▶ **Objective**: Would you transcribe the listing that follows, character for character, and omit its images?

▬▬▬

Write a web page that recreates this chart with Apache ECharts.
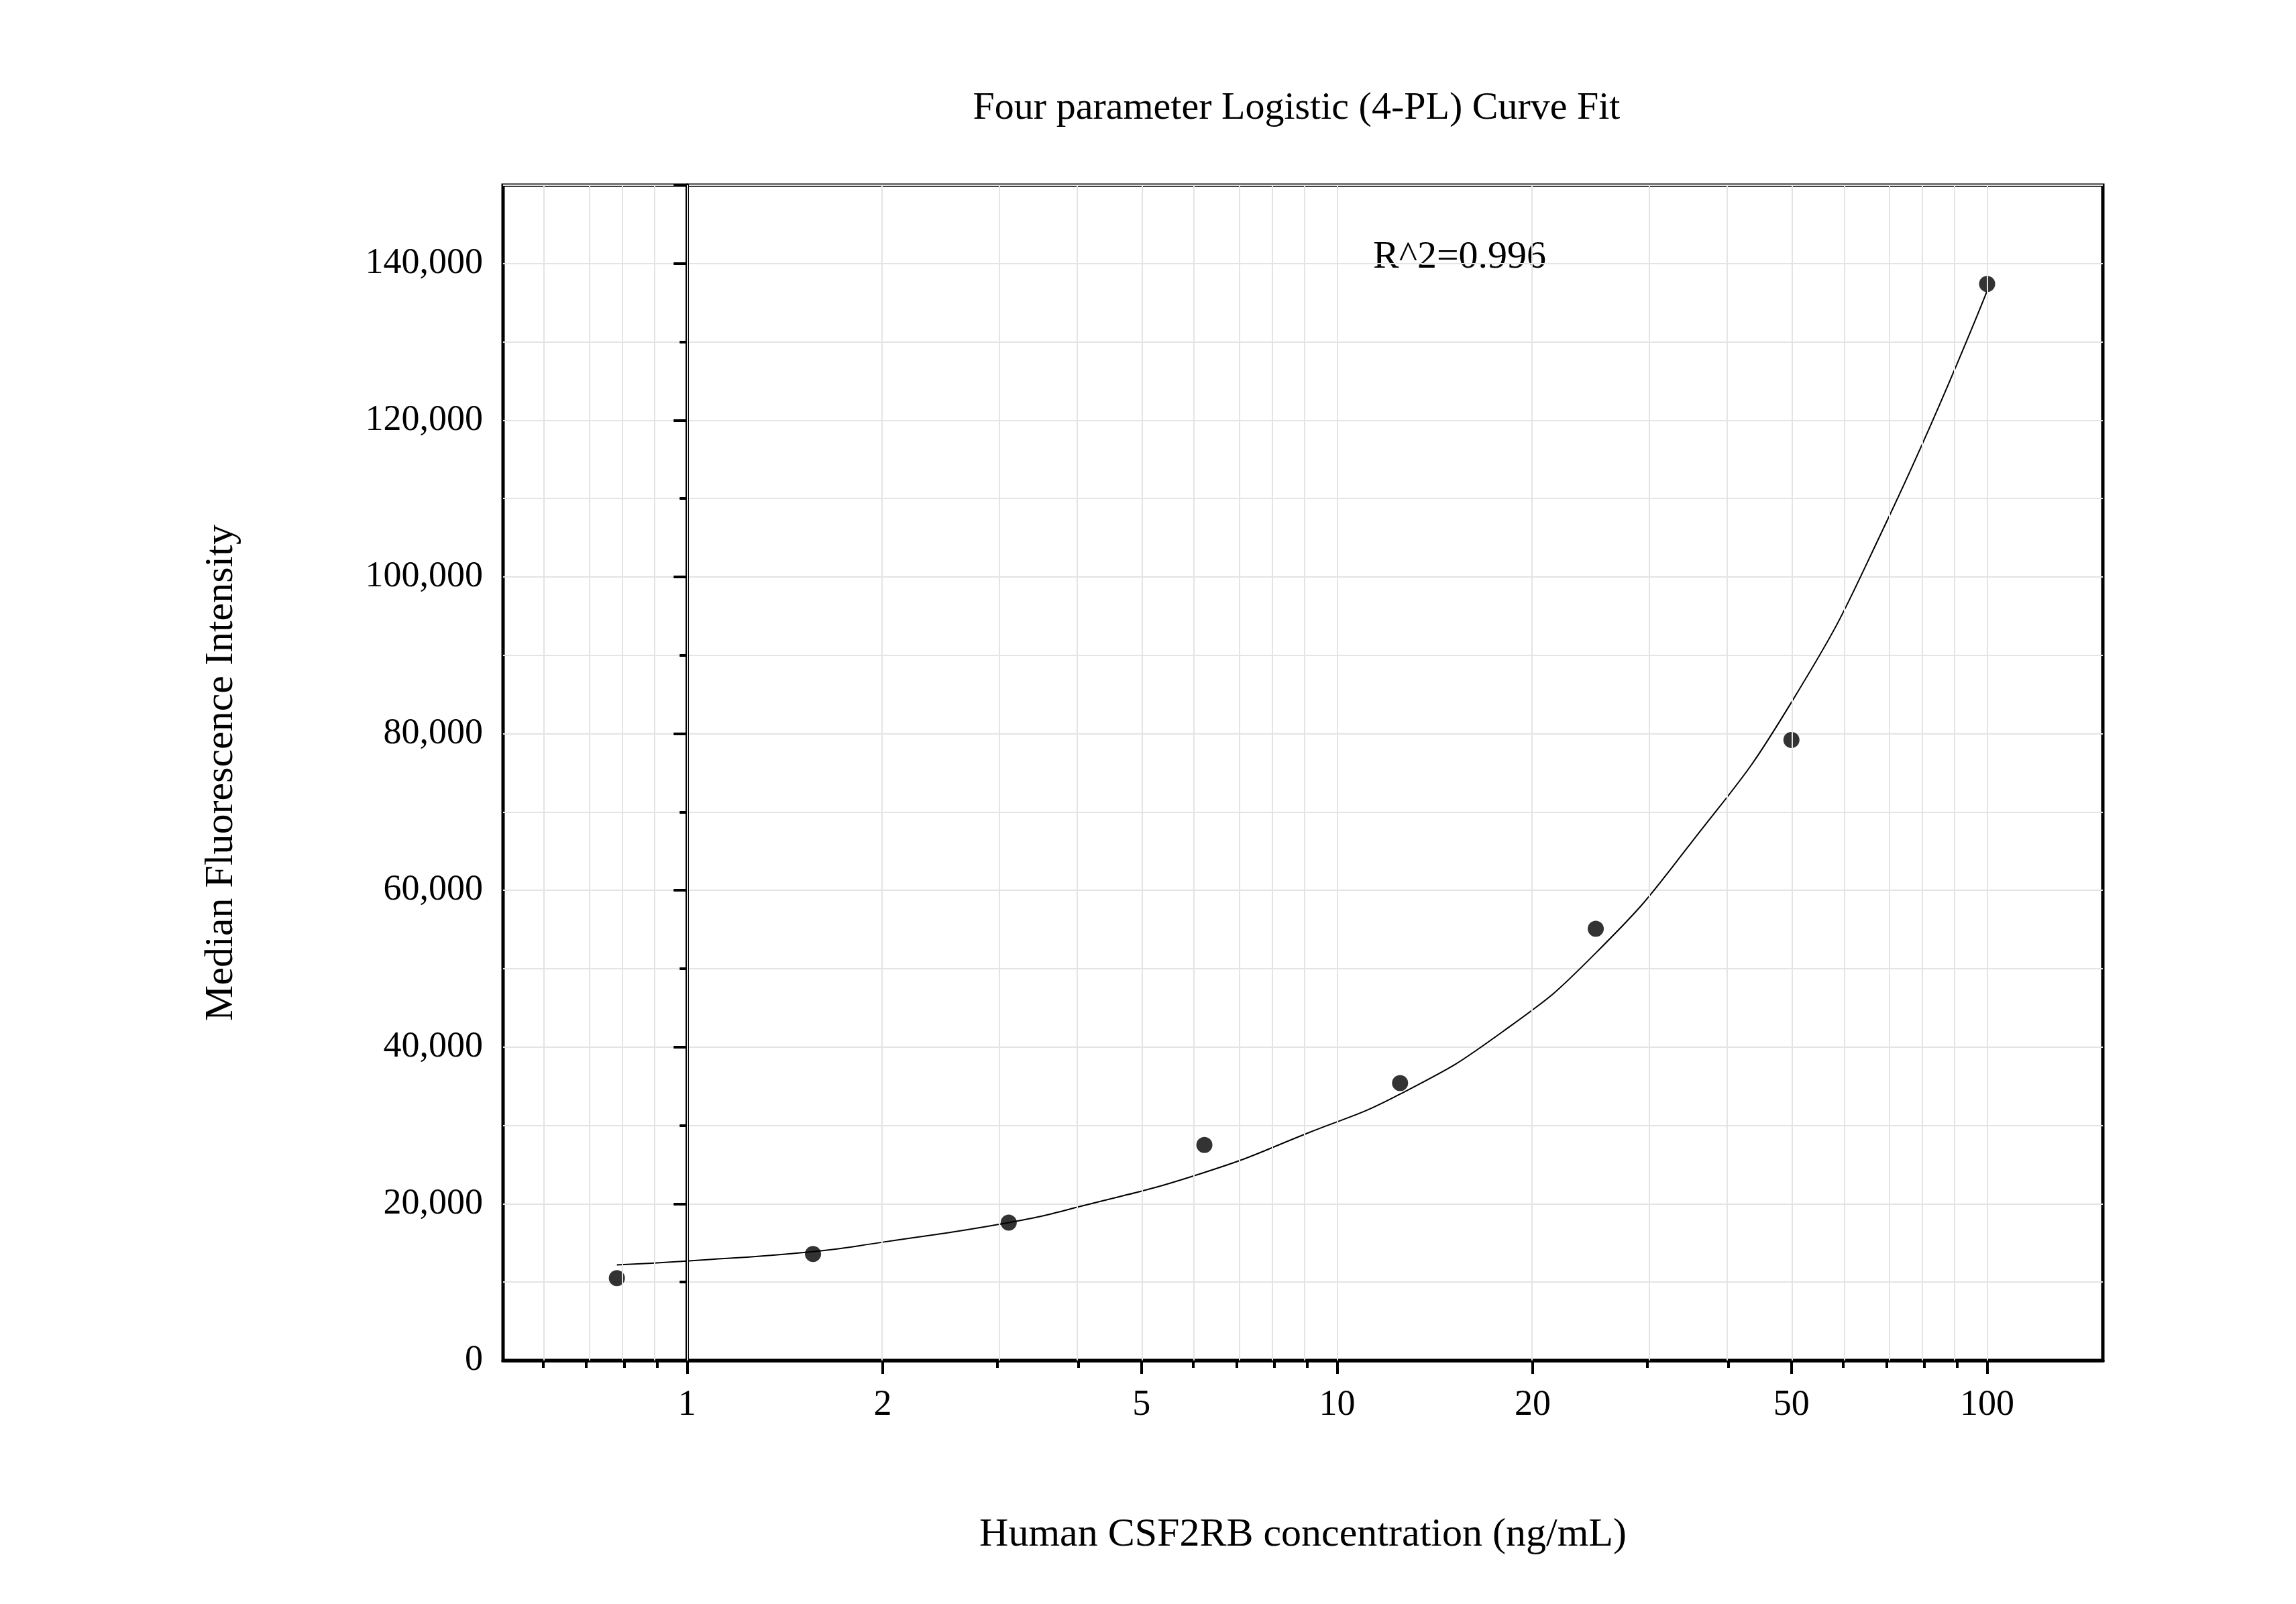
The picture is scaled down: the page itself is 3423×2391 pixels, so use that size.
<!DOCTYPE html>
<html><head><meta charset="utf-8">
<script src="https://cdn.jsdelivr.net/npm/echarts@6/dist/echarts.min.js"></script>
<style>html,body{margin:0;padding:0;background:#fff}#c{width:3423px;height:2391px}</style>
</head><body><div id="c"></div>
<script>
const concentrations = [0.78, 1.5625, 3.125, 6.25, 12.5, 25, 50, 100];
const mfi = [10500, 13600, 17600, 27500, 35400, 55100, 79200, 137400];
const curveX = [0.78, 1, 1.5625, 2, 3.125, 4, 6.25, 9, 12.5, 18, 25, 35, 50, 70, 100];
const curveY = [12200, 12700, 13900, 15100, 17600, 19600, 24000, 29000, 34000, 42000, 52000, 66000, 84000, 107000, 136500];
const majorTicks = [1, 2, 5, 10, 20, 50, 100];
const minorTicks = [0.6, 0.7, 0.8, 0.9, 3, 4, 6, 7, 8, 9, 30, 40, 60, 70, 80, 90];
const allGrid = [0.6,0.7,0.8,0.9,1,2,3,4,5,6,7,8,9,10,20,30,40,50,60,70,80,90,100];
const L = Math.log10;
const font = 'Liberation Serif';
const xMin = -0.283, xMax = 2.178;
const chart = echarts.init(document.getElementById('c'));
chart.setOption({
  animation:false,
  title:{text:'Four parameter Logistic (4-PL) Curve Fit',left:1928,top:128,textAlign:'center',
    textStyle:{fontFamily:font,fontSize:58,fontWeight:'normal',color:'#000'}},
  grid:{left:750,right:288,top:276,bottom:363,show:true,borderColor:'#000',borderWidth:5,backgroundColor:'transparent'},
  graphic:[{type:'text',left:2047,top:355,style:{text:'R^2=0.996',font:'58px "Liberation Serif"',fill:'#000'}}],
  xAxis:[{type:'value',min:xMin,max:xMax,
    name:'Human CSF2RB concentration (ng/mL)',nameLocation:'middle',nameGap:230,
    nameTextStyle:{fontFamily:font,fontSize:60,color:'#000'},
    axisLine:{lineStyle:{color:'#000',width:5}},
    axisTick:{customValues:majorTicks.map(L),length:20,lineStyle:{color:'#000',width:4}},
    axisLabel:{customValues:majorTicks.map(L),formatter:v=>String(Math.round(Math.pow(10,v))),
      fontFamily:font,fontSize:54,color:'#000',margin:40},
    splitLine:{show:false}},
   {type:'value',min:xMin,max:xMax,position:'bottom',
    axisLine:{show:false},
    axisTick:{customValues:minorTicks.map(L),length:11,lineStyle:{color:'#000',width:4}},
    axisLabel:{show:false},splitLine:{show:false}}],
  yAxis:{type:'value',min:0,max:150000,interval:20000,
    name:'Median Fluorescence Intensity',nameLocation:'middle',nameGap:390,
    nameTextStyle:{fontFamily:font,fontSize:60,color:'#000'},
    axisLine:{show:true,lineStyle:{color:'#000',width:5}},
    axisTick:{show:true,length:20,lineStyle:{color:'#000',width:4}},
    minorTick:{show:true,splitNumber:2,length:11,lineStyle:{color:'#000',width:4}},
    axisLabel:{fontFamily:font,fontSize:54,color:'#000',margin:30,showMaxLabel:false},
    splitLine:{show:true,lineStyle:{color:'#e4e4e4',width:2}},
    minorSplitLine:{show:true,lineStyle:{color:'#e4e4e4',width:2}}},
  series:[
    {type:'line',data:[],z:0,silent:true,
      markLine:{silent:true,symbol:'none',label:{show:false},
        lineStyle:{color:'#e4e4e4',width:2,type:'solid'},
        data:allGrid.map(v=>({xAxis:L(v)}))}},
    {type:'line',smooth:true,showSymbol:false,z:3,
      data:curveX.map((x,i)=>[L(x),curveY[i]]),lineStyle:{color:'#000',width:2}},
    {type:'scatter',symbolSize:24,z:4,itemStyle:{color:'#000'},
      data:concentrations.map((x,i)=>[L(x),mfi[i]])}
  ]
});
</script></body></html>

▬▬▬

▶ **Answer**:
Write a web page that recreates this chart with Apache ECharts.
The picture is scaled down: the page itself is 3423×2391 pixels, so use that size.
<!DOCTYPE html>
<html><head><meta charset="utf-8">
<script src="https://cdn.jsdelivr.net/npm/echarts@6/dist/echarts.min.js"></script>
<style>html,body{margin:0;padding:0;background:#fff}#c{width:3423px;height:2391px}</style>
</head><body><div id="c"></div>
<script>
const concentrations = [0.78, 1.5625, 3.125, 6.25, 12.5, 25, 50, 100];
const mfi = [10500, 13600, 17600, 27500, 35400, 55100, 79200, 137400];
const curveX = [0.78, 1, 1.5625, 2, 3.125, 4, 6.25, 9, 12.5, 18, 25, 35, 50, 70, 100];
const curveY = [12200, 12700, 13900, 15100, 17600, 19600, 24000, 29000, 34000, 42000, 52000, 66000, 84000, 107000, 136500];
const majorTicks = [1, 2, 5, 10, 20, 50, 100];
const minorTicks = [0.6, 0.7, 0.8, 0.9, 3, 4, 6, 7, 8, 9, 30, 40, 60, 70, 80, 90];
const allGrid = [0.6,0.7,0.8,0.9,1,2,3,4,5,6,7,8,9,10,20,30,40,50,60,70,80,90,100];
const L = Math.log10;
const font = 'Liberation Serif';
const xMin = -0.283, xMax = 2.178;
const chart = echarts.init(document.getElementById('c'));
chart.setOption({
  animation:false,
  title:{text:'Four parameter Logistic (4-PL) Curve Fit',left:1928,top:128,textAlign:'center',
    textStyle:{fontFamily:font,fontSize:58,fontWeight:'normal',color:'#000'}},
  grid:{left:750,right:288,top:276,bottom:363,show:true,borderColor:'#000',borderWidth:5,backgroundColor:'transparent'},
  graphic:[{type:'text',left:2047,top:355,style:{text:'R^2=0.996',font:'58px "Liberation Serif"',fill:'#000'}}],
  xAxis:[{type:'value',min:xMin,max:xMax,
    name:'Human CSF2RB concentration (ng/mL)',nameLocation:'middle',nameGap:230,
    nameTextStyle:{fontFamily:font,fontSize:60,color:'#000'},
    axisLine:{lineStyle:{color:'#000',width:5}},
    axisTick:{customValues:majorTicks.map(L),length:20,lineStyle:{color:'#000',width:4}},
    axisLabel:{customValues:majorTicks.map(L),formatter:v=>String(Math.round(Math.pow(10,v))),
      fontFamily:font,fontSize:54,color:'#000',margin:40},
    splitLine:{show:false}},
   {type:'value',min:xMin,max:xMax,position:'bottom',
    axisLine:{show:false},
    axisTick:{customValues:minorTicks.map(L),length:11,lineStyle:{color:'#000',width:4}},
    axisLabel:{show:false},splitLine:{show:false}}],
  yAxis:{type:'value',min:0,max:150000,interval:20000,
    name:'Median Fluorescence Intensity',nameLocation:'middle',nameGap:390,
    nameTextStyle:{fontFamily:font,fontSize:60,color:'#000'},
    axisLine:{show:true,lineStyle:{color:'#000',width:5}},
    axisTick:{show:true,length:20,lineStyle:{color:'#000',width:4}},
    minorTick:{show:true,splitNumber:2,length:11,lineStyle:{color:'#000',width:4}},
    axisLabel:{fontFamily:font,fontSize:54,color:'#000',margin:30,showMaxLabel:false},
    splitLine:{show:true,lineStyle:{color:'#e4e4e4',width:2}},
    minorSplitLine:{show:true,lineStyle:{color:'#e4e4e4',width:2}}},
  series:[
    {type:'line',data:[],z:0,silent:true,
      markLine:{silent:true,symbol:'none',label:{show:false},
        lineStyle:{color:'#e4e4e4',width:2,type:'solid'},
        data:allGrid.map(v=>({xAxis:L(v)}))}},
    {type:'line',smooth:true,showSymbol:false,z:3,
      data:curveX.map((x,i)=>[L(x),curveY[i]]),lineStyle:{color:'#000',width:2}},
    {type:'scatter',symbolSize:24,z:4,itemStyle:{color:'#000'},
      data:concentrations.map((x,i)=>[L(x),mfi[i]])}
  ]
});
</script></body></html>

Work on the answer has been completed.